Niederländische Pensionsreform: Strukturwandel mit Folgen für Zinsmärkte und Asset Allocation
Mit dem „Wet toekomst pensioenen“ (WTP) setzen die Niederlande bis spätestens 2028 eine der umfassendsten Rentenreformen Europas um. Das bisherige Modell mit festen Leistungszusagen wird durch ein kapitalmarktbasiertes System ersetzt, in dem Rentenhöhen nicht mehr garantiert, sondern individuell aus dem angesparten Kapital abgeleitet werden. Damit verändert sich nicht nur die Rolle der Pensionskassen, sondern auch deren Verhalten am Kapitalmarkt – mit spürbaren Folgen für Zinssätze, Anlageklassen und institutionelle Investoren im gesamten Euroraum.
Niederländische Marktmacht im Euroraum
Mit rund 1,9 Billionen Euro an verwaltetem Vermögen zählen die niederländischen Pensionsfonds zu den größten institutionellen Investoren im Euroraum. Obwohl das Land nur rund sieben Prozent zur Wirtschaftsleistung der Währungsunion beiträgt, halten seine Fonds laut Europäischer Zentralbank mehr als die Hälfte aller Altersvorsorgegelder der Eurozone. Allein ihr Bestand an europäischen Staatsanleihen beträgt rund 300 Milliarden Euro – genug, um die Zinslandschaft und Swapmärkte der Eurozone maßgeblich zu beeinflussen.

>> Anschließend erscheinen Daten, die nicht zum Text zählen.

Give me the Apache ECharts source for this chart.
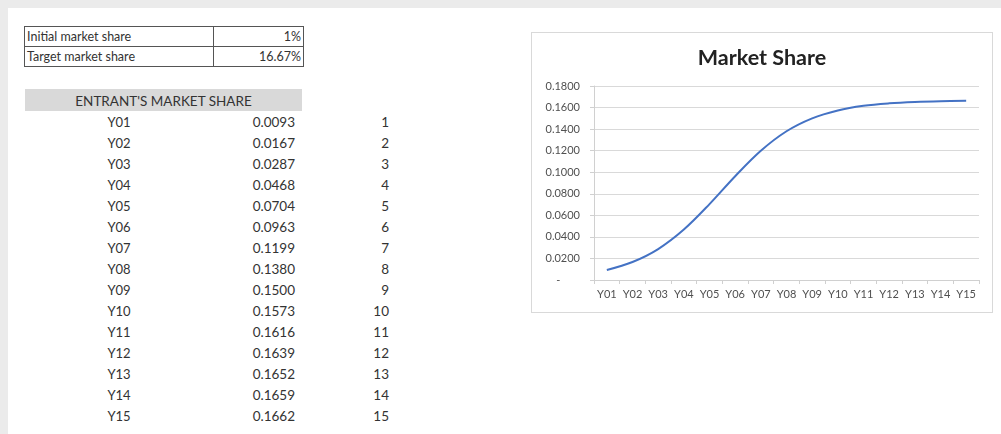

Bisher sicherten die Fonds ihre langfristigen Verpflichtungen durch ausgedehnte Zins-Swap-Positionen ab. Künftig soll die Portfolioausrichtung stärker nach Alterskohorten differenziert erfolgen: Jüngere Teilnehmer werden stärker in Aktien investiert, ältere Anteile defensiver strukturiert. Der Bedarf an langlaufenden Zinssicherungen nimmt damit deutlich ab. Diese Entwicklung könnte insbesondere im langen Ende der Zinsstrukturkurve – bei Laufzeiten von 20 bis 30 Jahren – zu sinkender Nachfrage, erhöhter Volatilität und steigendem Renditeniveau führen. Tatsächlich liegen die Renditen in diesem Segment bereits auf Mehrjahreshochs.
Implikationen für Treasurer und Zinsmanagement
Besondere Aufmerksamkeit gilt dem Jahreswechsel 2025/2026. Dann planen rund 36 große Pensionsfonds die gleichzeitige Systemumstellung – in einer Phase, in der die Marktliquidität traditionell niedrig ist. Die niederländische Zentralbank hat bereits vor möglichen Risiken für die Finanzstabilität gewarnt. Die übrigen Fonds folgen in halbjährlichen Tranchen bis Anfang 2028. Marktstrategen rechnen mit erhöhter Volatilität, einer steiler werdenden Zinskurve und einer temporären Belastung des Primärmarkts – insbesondere für langfristige Staatsanleiheemissionen. Sollte die Nachfrage niederländischer Fonds nach Langläufern spürbar nachlassen, könnten Emittenten wie Deutschland, Frankreich und die Niederlande gezwungen sein, verstärkt auf kürzere Laufzeiten auszuweichen oder mit höheren Finanzierungskosten zu kalkulieren.
Für Treasurer ergeben sich daraus konkrete Fragestellungen. Zinsabsicherungsstrategien mit langen Laufzeiten sollten im Hinblick auf Marktliquidität, Pricing und Roll-Risiken überprüft werden. Gleichzeitig bieten sich in Segmenten wie Unternehmensanleihen Chancen, sofern Kapitalrotationen institutioneller Anleger dieses Marktsegment begünstigen. Unternehmen mit niederländischen Pensionsvehikeln sollten zudem bewerten, welche bilanziellen oder regulatorischen Auswirkungen die Umstellung für bestehende Rückstellungen mit sich bringt.
Hinzu kommt eine gewisse politische Unsicherheit: Nach dem Rücktritt der niederländischen Regierung ist offen, ob Fristverlängerungen oder technische Anpassungen am Reformrahmen möglich sind.
Die niederländische Pensionsreform markiert damit nicht nur einen Systemwechsel in der Altersvorsorge, sondern stellt auch einen Härtetest für die Zins- und Anleiheinfrastruktur des Euroraums dar. Für Treasurer gilt: Marktbeobachtung, Flexibilität in der Steuerung von Zinsrisiken und strategische Allokationsentscheidungen gewinnen in dieser Phase an Bedeutung.